Erhard Loretan : Une vie suspendue
Charlie Buffet

Guérin
mai 2013
235 p.  24 €
ebook avec DRM 15,99 €
 
 
 
 La rédaction l'a lu

Une vie suspendue

Quand, le 28 avril 2011, les médias annoncent la mort d’Erhard Loretan, tombé avec Xenia Minder, sa compagne d’alors, au Grünhorn, un quatre mille réputé facile, le monde de la montagne, ému, s’interroge : comment un homme aussi doué a-t-il pu chuter là le jour de son anniversaire? La réponse n’est évidemment pas dans le très beau livre de Charlie Buffet, écrivain et journaliste spécialisé dans les histoires de montagne. Mais son ouvrage, qui parle bien sûr d’un pan de vie que les fans d’alpinisme connaissent bien (l’enfance de Loretan dans les branches d’un pommier au pied de l’appartement, la découverte des Gastlosen qui deviendront son terrain de jeu, ses quatorze huit mille notamment), relate aussi, à travers des témoignages de proches (il y a Nicole Niquille, qui fut sa compagne pendant dix ans, et sa jumelle Françoise Repond, Renata Loretan, sa mère, Pierre Morand, l’ami de toujours, l’alpiniste Jean Troillet et bien d’autres encore), les dernières années – sombres – du grand alpiniste sorti Major de sa promotion de guide à 21 ans.

Le 23 décembre 2001, un drame épouvantable ternit sa vie. Il est seul dans son chalet de Crésuz avec Evan, son fils âgé de sept mois. Inquiet de ne pas voir revenir sa compagne partie en montagne et stressé par les pleurs de son bébé, il s’énerve et le secoue brièvement. Un quart d’heure plus tard, il remarque que l’enfant est en détresse respiratoire. Héliporté à l’Hôpital de l’Ile à Berne, il meurt le lendemain, victime du syndrome du bébé secoué. Le procureur requiert dix mois de prison avec sursis. Erhard est condamné à quatre mois avec sursis et une amende de mille francs mais son désespoir reste immense.

Quand elle évoque la mort d’Erhard, Nicole Niquille, première femme guide de Suisse, aujourd’hui dans une chaise roulante suite à un accident, dit : « Avec le recul, je ne trouve pas ça dramatique. Bien sûr, pour nous tous qui restons, il laisse un vide incommensurable. Mais il n’aurait pas supporté de vivre plus longtemps. La mort de son bébé a complètement changé sa vie. Il n’était plus le même. »

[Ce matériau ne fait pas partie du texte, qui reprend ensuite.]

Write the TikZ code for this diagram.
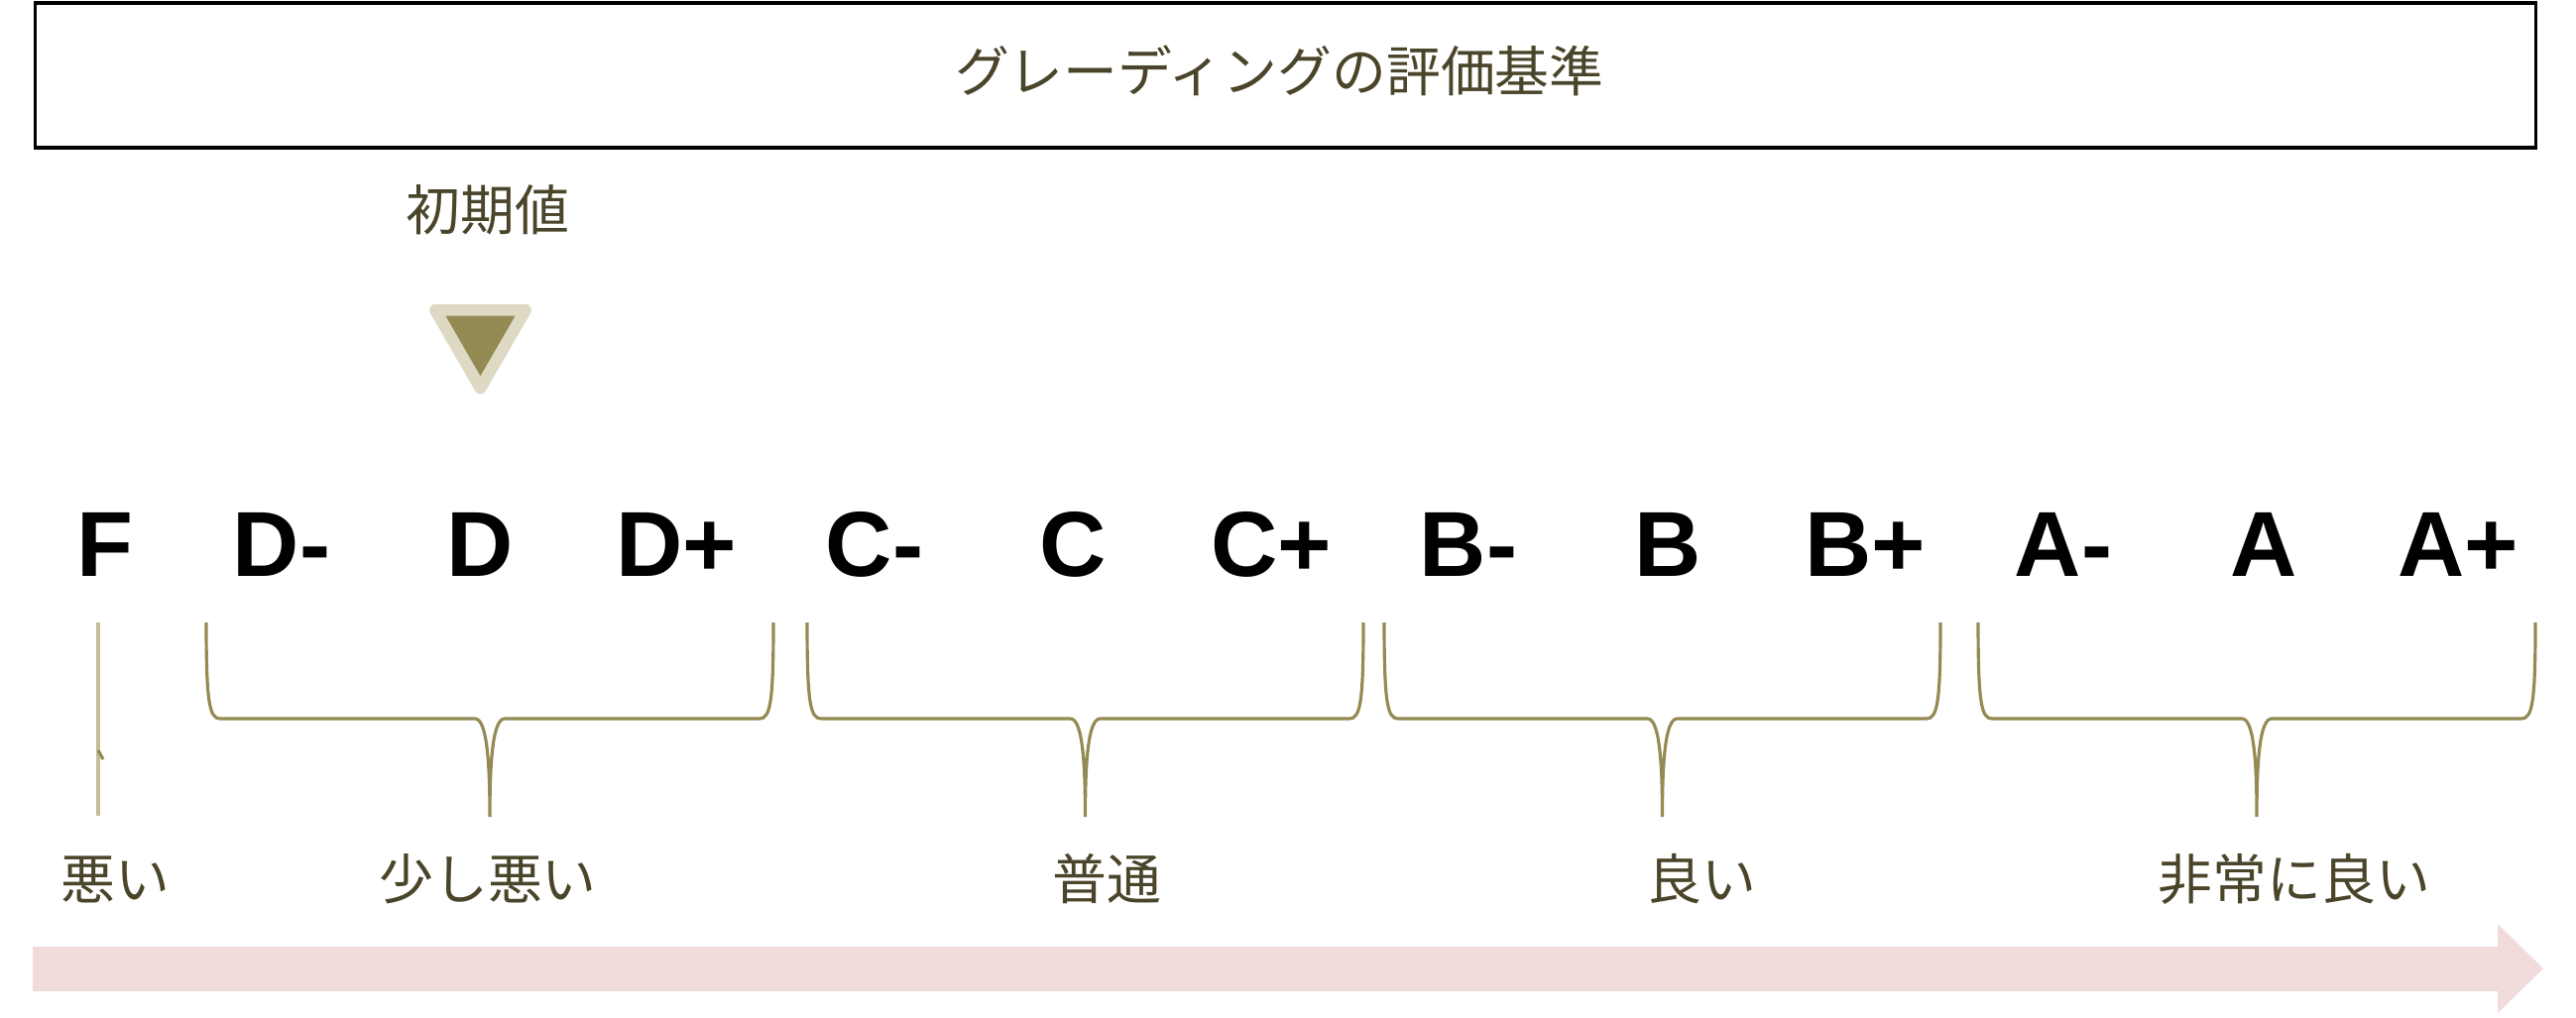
\documentclass[tikz,border=0pt]{standalone}
\usepackage{fontspec}
\setmainfont{Noto Sans CJK JP}
\newfontfamily\gradefont{Liberation Sans}
\usetikzlibrary{
  shapes.geometric,
  positioning,
  calc}

\definecolor{labelcolor}{RGB}{74,69,42}
\definecolor{bracecolor}{RGB}{148,138,84}
\definecolor{markercolor}{RGB}{148,138,84}
\definecolor{markerrim}{RGB}{221,217,195}
\definecolor{fcolor}{RGB}{196,189,151}
\definecolor{arrowcolor}{RGB}{242,220,219}

\tikzset{
  %% heading : the box with the title
  heading/.style={
    rectangle,
    draw=black,
    line width=0.9pt,
    minimum width=25.21cm,
    minimum height=1.46cm,
    text=labelcolor,
    font=\fontsize{15.6pt}{18pt}\selectfont,
    align=center
  },
  %% jplabel : japanese texts
  jplabel/.style={
    text=labelcolor,
    inner sep=0pt,
    font=\fontsize{15.6pt}{18pt}\selectfont
  },
  %% grade : one grade letter
  grade/.style={
    anchor=base,
    inner sep=0pt,
    text=black,
    font=\gradefont\bfseries\fontsize{26.5pt}{30pt}\selectfont
  },
  %% marker : triangle that marks the start value
  marker/.style={
    regular polygon,
    regular polygon sides=3,
    shape border rotate=180,
    minimum size=1.05cm,
    inner sep=0pt,
    fill=markercolor,
    draw=markerrim,
    line width=3.4pt,
    line join=round
  },
  %% brace : curly bracket under a group
  brace/.style={bracecolor, line width=0.9pt},
  %% fline : the single line under F
  fline/.style={fcolor, line width=0.9pt},
  %% gradebrace : use as \pic at (tip top) {gradebrace=half width};
  pics/gradebrace/.style={code={
    \draw [brace] (-#1, 0)
      .. controls (-#1, 80) and (-#1+3, 97) .. (-#1+14, 97)
      -- (-15, 97)
      .. controls (-3, 97) and (0, 140) .. (0, 196)
      .. controls (0, 140) and (3, 97) .. (15, 97)
      -- (#1-14, 97)
      .. controls (#1-3, 97) and (#1, 80) .. (#1, 0);
  }}
}

\begin{document}
\begin{tikzpicture}
  [x=0.01cm,
  y=-0.01cm]

  \useasboundingbox (0, 0) rectangle (2598, 1026);

  %% Title
  \node (title) [heading] at (1296.5, 76) {%
    \raisebox{0.14cm}{グレーディングの評価基準}
  };

  %% Start value
  \node (initval) [jplabel] at (492, 212) {%
    初期値
  };
  \node (marker) [marker] at (484.5, 339) {};

  %% Grades
  \node (gF)  [grade] at (106, 581) {F};
  \node (gDm) [grade] at (284, 581) {D-};
  \node (gD)  [grade] at (484, 581) {D};
  \node (gDp) [grade] at (682, 581) {D+};
  \node (gCm) [grade] at (882, 581) {C-};
  \node (gC)  [grade] at (1082, 581) {C};
  \node (gCp) [grade] at (1282, 581) {C+};
  \node (gBm) [grade] at (1481, 581) {B-};
  \node (gB)  [grade] at (1682, 581) {B};
  \node (gBp) [grade] at (1881, 581) {B+};
  \node (gAm) [grade] at (2081, 581) {A-};
  \node (gA)  [grade] at (2283, 581) {A};
  \node (gAp) [grade] at (2479, 581) {A+};

  %% Braces
  \draw [fline] (99, 628) -- (99, 823);
  \draw [brace] (99, 757) -- (104, 766);
  \pic (bD) at (494, 628) {gradebrace=286};
  \pic (bC) at (1094.5, 628) {gradebrace=280.5};
  \pic (bB) at (1676.5, 628) {gradebrace=280.5};
  \pic (bA) at (2276, 628) {gradebrace=281};

  %% Group labels
  \node (lF) [jplabel] at (116, 887) {悪い};
  \node (lD) [jplabel] at (492, 887) {少し悪い};
  \node (lC) [jplabel] at (1116, 887) {普通};
  \node (lB) [jplabel] at (1716, 887) {良い};
  \node (lA) [jplabel] at (2314, 887) {非常に良い};

  %% Arrow
  \fill [arrowcolor] (33, 955) -- (2519, 955) -- (2519, 932)
  -- (2565, 977) -- (2519, 1022) -- (2519, 1000) -- (33, 1000) -- cycle;

\end{tikzpicture}
\end{document}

La dernière nuit du couple ? Elle a été « extraordinairement paisible, harmonieuse ». Au matin, Xenia souhaite son anniversaire à Erhard. Puis, chaudement vêtu, le couple quitte la cabane Finsteraarhorn, un refuge confortable situé à un peu plus de 3 000 mètres d’altitude, pour gravir le Grünhorn. Attachés à la même corde, Xenia et Erhard font une chute d’environ deux cents mètres. Lui mourra, elle survivra.